Add the orange blossom water and softened butter to the paste and process again for a few seconds.
Divide the almond paste into 8 equal parts and shape each part into long tubes (approximately 30 cm). Cover with cling film and set aside.
Place a filo sheet on a work surface and brush it with melted butter. Keep the remaining sheets covered with a cloth to prevent them from drying out.
Take an almond paste tube and place it on the long side of the filo pastry. Loosely roll up the sheet, ensuring not to over-tighten to avoid breaking during baking.
Brush the rolled almond paste with more melted butter and roll it up to form a snug coil.
Place the mhencha onto a lined baking sheet and repeat the process with the remaining almond paste and filo sheets.
Bake in the preheated oven until lightly golden, about 15 minutes.
Heat the honey in a small saucepan over medium heat. Avoid burning the honey by controlling the heat. Once it becomes foamy, reduce the heat.
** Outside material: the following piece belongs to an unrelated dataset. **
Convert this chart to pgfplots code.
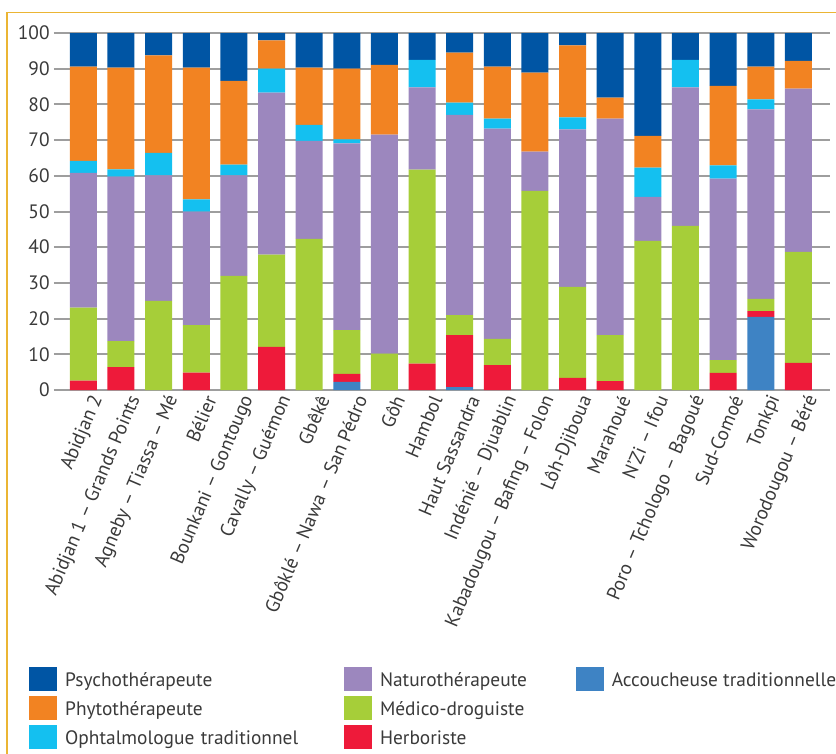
\documentclass[border=0pt]{standalone}
\usepackage{pgfplots}
\pgfplotsset{compat=1.18}
\usepackage{pgfplotstable}
\usepackage{fontspec}
\setmainfont{PT Sans}

\definecolor{cpsy}{HTML}{0055A4}
\definecolor{cphy}{HTML}{F28322}
\definecolor{coph}{HTML}{14C0F0}
\definecolor{cnat}{HTML}{9C87BE}
\definecolor{cmed}{HTML}{A6CE39}
\definecolor{cher}{HTML}{EE1A3A}
\definecolor{cacc}{HTML}{3E83C4}
\definecolor{frameyellow}{HTML}{EBB534}
\definecolor{txt}{HTML}{3A3A3A}

% share of each kind of practitioner per region, bottom to top
\pgfplotstableread{
x  acc  herb med  nat  oph phy  psy
0  0    2.6  20.5 37.7 3.4 26.4 9.4
1  0    6.4  7.3  46.1 2.0 28.5 9.7
2  0    0    25.0 35.1 6.3 27.3 6.3
3  0    4.9  13.3 31.8 3.4 36.9 9.7
4  0    0    32.0 28.1 3.0 23.5 13.4
5  0    12.1 25.8 45.4 6.7 7.9  2.1
6  0    0    42.3 27.5 4.5 16.0 9.7
7  2.3  2.2  12.3 52.3 1.1 19.8 10.0
8  0    0    10.2 61.3 0   19.6 8.9
9  0    7.4  54.3 23.1 7.7 0    7.5
10 0.8  14.6 5.6  56.1 3.4 14.0 5.5
11 0    7.0  7.3  58.9 2.8 14.6 9.4
12 0    0    55.8 11.0 0   22.1 11.1
13 0    3.4  25.5 44.1 3.4 20.1 3.5
14 0    2.5  12.9 60.6 0   5.9  18.1
15 0    0    41.8 12.3 8.2 8.9  28.8
16 0    0    46.0 38.8 7.7 0    7.5
17 0    4.8  3.6  50.8 3.7 22.3 14.8
18 20.5 1.6  3.4  53.1 2.8 9.2  9.4
19 0    7.6  31.1 45.7 0   7.8  7.8
}\datatable

\begin{document}
\fontsize{9.7}{11.6}\selectfont
\begin{tikzpicture}
\useasboundingbox (0,0) rectangle (418pt,-377pt);
\draw[frameyellow, line width=0.8pt] (3.4pt,-377pt) -- (3.4pt,-6.3pt) -- (418pt,-6.3pt);
\begin{axis}[
  at={(27pt,-195pt)}, anchor=south west,
  scale only axis, width=388pt, height=178.5pt,
  ybar stacked, bar width=13.5pt,
  xmin=-0.78, xmax=19.84, ymin=0, ymax=100,
  xtick={0,...,19},
  xticklabels={Abidjan 2, Abidjan 1 – Grands Points, Agneby – Tiassa – Mé, Bélier,
    Bounkani – Gontougo, Cavally – Guémon, Gbêkê, Gbôklé – Nawa – San Pédro, Gôh,
    Hambol, Haut Sassandra, Indénié – Djuablin, Kabadougou – Bafing – Folon,
    Lôh-Djiboua, Marahoué, N’Zi – Ifou, Poro – Tchologo – Bagoué, Sud-Comoé,
    Tonkpi, Worodougou – Béré},
  xticklabel style={rotate=67, anchor=east, inner sep=0pt, yshift=-8pt, xshift=0pt},
  ytick={0,10,...,100},
  yticklabel style={inner sep=0pt, xshift=-2pt},
  /pgf/number format/assume math mode=true,
  ticklabel style={font=\fontsize{9.7}{11.6}\selectfont, text=txt},
  major tick length=0pt, tick style={draw=none},
  axis line style={draw=none},
  ymajorgrids, major grid style={color=black!38, line width=1pt},
  legend columns=3,
  legend style={at={(-0.0322,-0.776)}, anchor=north west, draw=none, fill=none,
    inner sep=0pt, column sep=4pt, row sep=2.5pt,
    font=\fontsize{9.7}{11.6}\selectfont, text=txt,
    nodes={inner sep=0pt}},
  legend cell align=left,
  legend image code/.code={\fill[#1] (0pt,-4.75pt) rectangle (13.5pt,6.75pt);},
]
\addplot[fill=cacc, draw=none, forget plot] table[x=x, y=acc] {\datatable};
\addplot[fill=cher, draw=none, forget plot] table[x=x, y=herb] {\datatable};
\addplot[fill=cmed, draw=none, forget plot] table[x=x, y=med] {\datatable};
\addplot[fill=cnat, draw=none, forget plot] table[x=x, y=nat] {\datatable};
\addplot[fill=coph, draw=none, forget plot] table[x=x, y=oph] {\datatable};
\addplot[fill=cphy, draw=none, forget plot] table[x=x, y=phy] {\datatable};
\addplot[fill=cpsy, draw=none, forget plot] table[x=x, y=psy] {\datatable};

% legend, row by row
\addlegendimage{cpsy}\addlegendentry[text width=135.5pt]{Psychothérapeute}
\addlegendimage{cnat}\addlegendentry[text width=94pt]{Naturothérapeute}
\addlegendimage{cacc}\addlegendentry{Accoucheuse traditionnelle}
\addlegendimage{cphy}\addlegendentry[text width=135.5pt]{Phytothérapeute}
\addlegendimage{cmed}\addlegendentry[text width=94pt]{Médico-droguiste}
\addlegendimage{empty legend}\addlegendentry{}
\addlegendimage{coph}\addlegendentry[text width=135.5pt]{Ophtalmologue traditionnel}
\addlegendimage{cher}\addlegendentry[text width=94pt]{Herboriste}
\end{axis}
\end{tikzpicture}
\end{document}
Once the pastries are baked, immediately transfer them to the simmering honey and soak for 2 minutes. Work in batches if necessary.
Remove the pastries to a flat dish to cool before serving.
Decorate with ground nuts and/or freeze dried berries if desired.
Keep the filo sheets covered with a damp cloth while working to prevent them from drying out.
Do not over-tighten the pastry when rolling to avoid breakage during baking.
Ensure the honey does not burn by keeping the heat under control while simmering.
Can I use store-bought almond paste instead of making it from scratch?
Yes, you can use store-bought almond paste, but making it from scratch ensures a fresher and more authentic flavor.
Can I prepare the almond paste in advance?
Yes, you can prepare the almond paste a day in advance and store it in the refrigerator wrapped in cling film.
What can I use as a substitute for orange blossom water?
You can use rose water or a small amount of vanilla extract as a substitute, but the flavor will differ slightly.
How do I prevent the filo pastry from drying out?
Keep the filo sheets covered with a damp cloth while working to prevent them from drying out.
Can I freeze the mhencha before baking?
Yes, you can freeze the assembled mhencha before baking. Bake them directly from frozen, adding a few extra minutes to the baking time.